If only there was some way for you to add them to the article. Someone should design a version of this website where people who have information that they think is important and want to share can add it to relevant articles. Too bad that sort of thing is probably way off in the future. PaulCHebert (talk) 05:14, 28 January 2019 (UTC)[reply]
…or perhaps Wikipedia is overstuffed with ridiculously sophomoric fanboy trivia and ephemera that in no way deserves to be glorified as encyclopedic.
(Give it a thought, kid.)
At that, maybe I'll run through here and remove every entry that that has no explicit substantiation. Cool?
Weeb Dingle (talk) 05:40, 24 May 2019 (UTC)[reply]

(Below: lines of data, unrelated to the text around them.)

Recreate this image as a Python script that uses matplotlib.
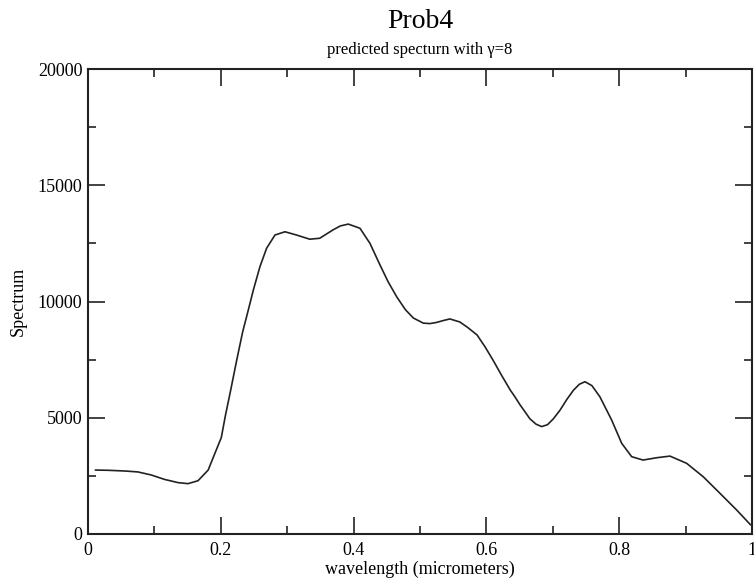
import matplotlib
matplotlib.use('Agg')
import matplotlib.pyplot as plt
from matplotlib.ticker import MultipleLocator, FuncFormatter

plt.rcParams['font.family'] = ['Liberation Serif', 'DejaVu Serif']

# Values
wavelength = [0.011, 0.030, 0.055, 0.075, 0.095, 0.115, 0.1355, 0.1506, 0.1657, 0.181,
              0.193, 0.2008, 0.207, 0.214, 0.224, 0.233, 0.2414, 0.249, 0.259, 0.269,
              0.2816, 0.2967, 0.314, 0.334, 0.349, 0.369, 0.38, 0.392, 0.4096, 0.4247,
              0.4398, 0.452, 0.465, 0.478, 0.49, 0.505, 0.515, 0.525, 0.535, 0.545,
              0.56, 0.572, 0.586, 0.598, 0.61, 0.623, 0.636, 0.643, 0.6506, 0.6657,
              0.675, 0.6833, 0.692, 0.7008, 0.711, 0.721, 0.731, 0.74, 0.7485, 0.759,
              0.771, 0.7887, 0.8038, 0.8188, 0.836, 0.8565, 0.8765, 0.9016, 0.9267, 0.9518,
              0.977, 0.998]
spectrum = [2750, 2740, 2710, 2670, 2540, 2350, 2210, 2165, 2290, 2750,
            3600, 4150, 5100, 6060, 7480, 8700, 9630, 10490, 11500, 12290,
            12860, 13000, 12860, 12680, 12720, 13080, 13250, 13330, 13150, 12500,
            11570, 10850, 10200, 9650, 9290, 9070, 9050, 9100, 9180, 9250,
            9120, 8880, 8560, 8050, 7480, 6820, 6190, 5900, 5560, 4950,
            4720, 4620, 4700, 4950, 5330, 5780, 6180, 6440, 6550, 6380,
            5900, 4900, 3900, 3325, 3180, 3280, 3350, 3040, 2460, 1750,
            1030, 390]

fig = plt.figure(figsize=(7.54, 5.82), dpi=100)
ax = fig.add_axes([0.1167, 0.0825, 0.8806, 0.7989])

ax.plot(wavelength, spectrum, color='#222222', linewidth=1.2,
        solid_joinstyle='round', solid_capstyle='round')

ax.set_xlim(0, 1)
ax.set_ylim(0, 20000)
ax.xaxis.set_major_locator(MultipleLocator(0.2))
ax.xaxis.set_minor_locator(MultipleLocator(0.1))
ax.yaxis.set_major_locator(MultipleLocator(5000))
ax.yaxis.set_minor_locator(MultipleLocator(2500))
ax.xaxis.set_major_formatter(FuncFormatter(lambda v, p: '%g' % round(v, 3)))

ax.tick_params(which='both', direction='in', top=True, right=True,
               labelsize=13, width=1.2, color='#222222')
ax.tick_params(which='major', length=12, pad=4)
ax.tick_params(which='minor', length=6)
ax.tick_params(axis='x', pad=6)
for s in ax.spines.values():
    s.set_linewidth(1.5)
    s.set_color('#222222')

ax.set_xlabel('wavelength (micrometers)', fontsize=13, labelpad=1)
ax.set_ylabel('Spectrum', fontsize=13, labelpad=8)

fig.text(0.557, 0.952, 'Prob4', ha='center', va='baseline', fontsize=20)
fig.text(0.557, 0.907, 'predicted specturn with γ=8', ha='center', va='baseline', fontsize=12)

fig.savefig('out.png', dpi=100)
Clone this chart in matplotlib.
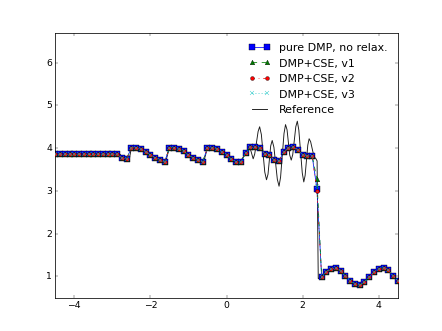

Okay, let's begin at the beginning, namely the very first entry, the pants-wetting apocryphal fanboy blurb about David Gilmour. Go read a somewhat decent article like "How to Date a Fender," wherein it is quickly established that

  • due to numbering inconsistencies, it's possible there were (for example) FIVE "#300" Fender Music instruments produced 1950-1954
  • Fender Music re-started its serial-numbering system in 1954
  • previous to 1954, Fender stamped the serial number on the bridge. Starting that year, it was stamped on the neckplate. In both instances, the piece of hardware can be readily removed (by anyone with a common screwdriver) so it is in no way reliable proof of the instrument's provenance
  • as with many factories to today, Fender Music almost always left small hand-written notations on the neck heel and heel pocket, commonly dating the components
  • the Fender numbering systems have pretty much been employed across ALL Fender instruments, so there's no good reason to infer that #0001 would have been a Strat
  • seeing as Fender Music has always kept good production records, it's a glaring oversight that apparently NOBODY has simply asked FMIC to describe what instrument was assembled in 1954 numbered 0001

I suspect that this page has multiple entries of similar quality.